The benefits of hiding your criticals within the chassis is that the chassis will always protect them and it is usually much easier to armor a chassis then a group of component nodules. Yes, your chassis will take damage, but your hidden components will most often never take a hit. I say most often because there is an achilles heel to this setup, and that is the piece you use to attach the whole assembly to the chassis. In this case it is the standard plate. But again, it is much easier and more efficient to protect that one point then to protect each sensitive component.

Attach and Rotate to Hide
Using an Ultair Chassis as an example (image to Left), I've attached the corner of the Standard Plate to the middle uppermost connection point. This places the plate with the components down so that when I rotate the plate into the desired position the sensitive components will be nearly completely hidden. This also places the Standard Plate on the backside of my Chassis further aiding in protection.

In some cases it is necessary to actually put your connection component on your chassis and attach all components to the connection piece, THEN drag and drop the connection component into the Limb Bin. This will give you the advantage of having an open work area to position your pieces and further allows you to place the entire cluster in various areas of your chassis to find the best place for hiding your components.
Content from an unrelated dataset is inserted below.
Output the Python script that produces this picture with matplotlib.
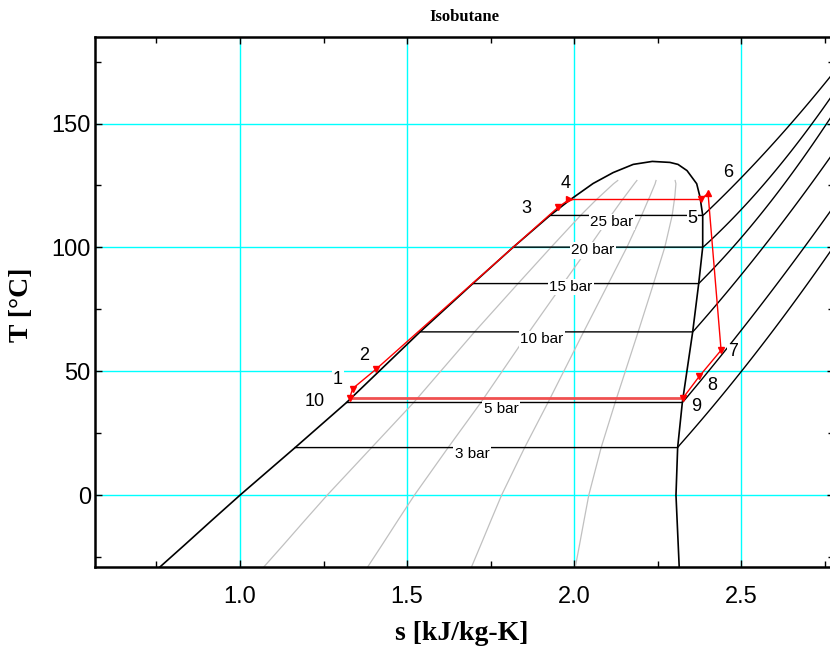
import numpy as np
import matplotlib
matplotlib.use('Agg')
import matplotlib.pyplot as plt
from matplotlib.ticker import MultipleLocator

# ---------------- data ----------------
# saturated liquid line (T [C], s [kJ/kg-K])
liq_T = [-30.0, -20.0, -10.0, 0.0, 19.2, 37.4, 65.9, 85.4, 100.1, 112.9, 119.4, 125.8, 130.2, 133.5, 134.7]
liq_s = [0.752, 0.835, 0.917, 1.000, 1.165, 1.319, 1.539, 1.697, 1.818, 1.928, 1.990, 2.057, 2.117, 2.177, 2.234]
# saturated vapour line
vap_T = [134.7, 134.3, 133.5, 131.0, 125.7, 120.3, 112.9, 100.1, 85.4, 65.9, 37.4, 19.2, 0.0, -30.0]
vap_s = [2.234, 2.287, 2.311, 2.338, 2.367, 2.377, 2.385, 2.385, 2.373, 2.355, 2.324, 2.310, 2.305, 2.315]

# constant quality lines
quality_levels = [0.2, 0.4, 0.6, 0.8]
quality_T_min = -30.0
quality_T_max = 127.0

# isobars
isobar_labels = ['3 bar', '5 bar', '10 bar', '15 bar', '20 bar', '25 bar']
isobar_Tsat = [19.2, 37.4, 65.9, 85.4, 100.1, 112.9]
isobar_sliq = [1.165, 1.319, 1.539, 1.697, 1.818, 1.928]
sh3_s = [2.310, 2.400, 2.500, 2.600, 2.700, 2.780]
sh3_T = [19.2, 33.5, 50.0, 67.0, 85.5, 101.0]
sh5_s = [2.324, 2.400, 2.500, 2.600, 2.686, 2.780]
sh5_T = [37.4, 49.5, 66.5, 84.0, 99.5, 117.0]
sh10_s = [2.355, 2.450, 2.557, 2.680, 2.780]
sh10_T = [65.9, 80.5, 98.8, 120.0, 139.0]
sh15_s = [2.373, 2.467, 2.600, 2.757, 2.780]
sh15_T = [85.4, 98.8, 120.5, 150.0, 155.0]
sh20_s = [2.385, 2.500, 2.710, 2.780]
sh20_T = [100.1, 114.9, 150.0, 162.5]
sh25_s = [2.385, 2.500, 2.647, 2.780]
sh25_T = [112.9, 127.7, 150.0, 171.0]
isobar_sh_s = [sh3_s, sh5_s, sh10_s, sh15_s, sh20_s, sh25_s]
isobar_sh_T = [sh3_T, sh5_T, sh10_T, sh15_T, sh20_T, sh25_T]
isobar_label_s = [1.695, 1.781, 1.903, 1.991, 2.057, 2.113]
isobar_label_T = [16.5, 34.7, 62.9, 84.0, 98.8, 110.2]

# cycle state points
cyc_labels = ['1', '2', '3', '4', '5', '6', '7', '8', '9', '10']
cyc_s = [1.337, 1.407, 1.953, 1.986, 2.379, 2.401, 2.440, 2.375, 2.327, 1.329]
cyc_T = [43.0, 50.8, 116.3, 119.4, 119.4, 121.8, 58.5, 48.0, 39.4, 39.4]
cyc_markers = ['v', 'v', 'v', '>', 'v', '^', 'v', 'v', 'v', 'v']
cyc_label_s = [1.293, 1.371, 1.856, 1.976, 2.354, 2.462, 2.475, 2.415, 2.365, 1.225]
cyc_label_T = [46.6, 56.5, 115.6, 125.7, 111.6, 130.4, 57.8, 44.4, 35.6, 37.6]

x_major = [1.0, 1.5, 2.0, 2.5]
y_major = [0, 50, 100, 150]

# ---------------- figure ----------------
W, H = 830, 648
fig = plt.figure(figsize=(W / 100, H / 100), dpi=100)
left_px, right_px, top_px, bot_px = 95, 834, 36.8, 567.0
ax = fig.add_axes([left_px / W, 1 - bot_px / H, (right_px - left_px) / W, (bot_px - top_px) / H])
ax.set_xlim(0.566, 2.778)
ax.set_ylim(-29, 185)

ax.set_xticks(x_major)
ax.set_yticks(y_major)
ax.xaxis.set_minor_locator(MultipleLocator(0.25))
ax.yaxis.set_minor_locator(MultipleLocator(25))
ax.grid(True, which='major', color='#00ffff', lw=1.0, zorder=0)
ax.set_axisbelow(True)
ax.tick_params(which='both', direction='in', top=True, right=True, width=1, colors='black')
ax.tick_params(which='major', length=5)
ax.tick_params(which='minor', length=4)
ax.tick_params(axis='x', which='major', pad=14, labelsize=17)
ax.tick_params(axis='y', which='major', pad=3, labelsize=17)
for lab in ax.get_xticklabels() + ax.get_yticklabels():
    lab.set_fontfamily('Liberation Sans')
ax.xaxis.set_major_formatter(matplotlib.ticker.FuncFormatter(lambda v, p: f'{v:.1f}'))
ax.yaxis.set_major_formatter(matplotlib.ticker.FuncFormatter(lambda v, p: f'{v:.0f}'))
for sp in ax.spines.values():
    sp.set_linewidth(1.8)

# quality lines
Tq = np.linspace(quality_T_min, quality_T_max, 120)
sl_q = np.interp(Tq, liq_T, liq_s)
sv_q = np.interp(Tq, vap_T[::-1], vap_s[::-1])
for q in quality_levels:
    ax.plot(sl_q + q * (sv_q - sl_q), Tq, color='#c0c0c0', lw=0.9, zorder=1)

# dome
ax.plot(liq_s + vap_s, liq_T + vap_T, color='black', lw=1.2, zorder=2)

# isobars (two-phase part straight, superheated part smoothed through read points)
for lab, Ts, sl, ss, TT, ls, lT in zip(isobar_labels, isobar_Tsat, isobar_sliq,
                                          isobar_sh_s, isobar_sh_T, isobar_label_s, isobar_label_T):
    coef = np.polyfit(ss, TT, 2)
    sd = np.linspace(ss[0], ss[-1], 80)
    Td = np.polyval(coef, sd)
    Td[0] = TT[0]
    ax.plot(np.r_[sl, sd], np.r_[Ts, Td], color='black', lw=1.0, zorder=2)
    ax.text(ls, lT, lab, ha='center', va='center', fontsize=11, family='Liberation Sans',
            bbox=dict(facecolor='white', edgecolor='none', pad=1.0), zorder=3)

# cycle
n = len(cyc_s)
for i in range(n):
    j = (i + 1) % n
    if cyc_labels[i] == '9':
        ax.plot([cyc_s[i], cyc_s[j]], [cyc_T[i], cyc_T[j]], color='#f05050', lw=2.0, zorder=4)
    else:
        ax.plot([cyc_s[i], cyc_s[j]], [cyc_T[i], cyc_T[j]], color='red', lw=1.0, zorder=4)
for s, T, m in zip(cyc_s, cyc_T, cyc_markers):
    ax.plot([s], [T], marker=m, color='red', markersize=5, zorder=5, linestyle='none')
for lab, s, T in zip(cyc_labels, cyc_label_s, cyc_label_T):
    ax.text(s, T, lab, ha='center', va='center', fontsize=13, family='Liberation Sans',
            bbox=dict(facecolor='white', edgecolor='none', pad=0.5), zorder=6)

# titles / axis labels
fig.text(464 / W, 1 - 17 / H, 'Isobutane', ha='center', va='center', fontsize=12,
         family='Liberation Serif', fontweight='bold')
fig.text(462 / W, 1 - 633 / H, 's [kJ/kg-K]', ha='center', va='center', fontsize=20,
         family='Liberation Serif', fontweight='bold')
fig.text(22 / W, 1 - 305 / H, 'T [°C]', ha='center', va='center', fontsize=20,
         family='Liberation Serif', fontweight='bold', rotation=90)

fig.savefig('out.png', dpi=100)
Once you have the pieces attached and rotated into position then you find that very little, if any, of your sensitive components are open to attack.

Components Hidden
The final image shows you the hidden components now protected by the chassis. You can see that the energy components do protrude out the sides. Further experimentation and tweaking of this method would also hide these as well. Perhaps by using a second plate on the first you could actually place the energy components within the controller which resides within the chassis.

The attaching Standard Plate can be easily protected with minimal Shielding and not only are all but one of your Chassis connection points still available, but the Standard plate also provides even more overlapping connection points to allow other possible part within part hiding.

Keep in mind that using this method does not restrict you to only sensitive components and chassis. Clever usage of 2 Standard 45 degree blocks will create a square block with two overlapping connection points. This is a very nice way of creating weapons that overlap, or extensions within weapons, etc. My bot Whomp uses this method to create a solid arm of Ram Weapons. In some cases overlapped weapons will yield a double strike on damage because you have two weapons hitting the spot at the same time, but even when that doesn't occur you still have a backup weapon if one breaks.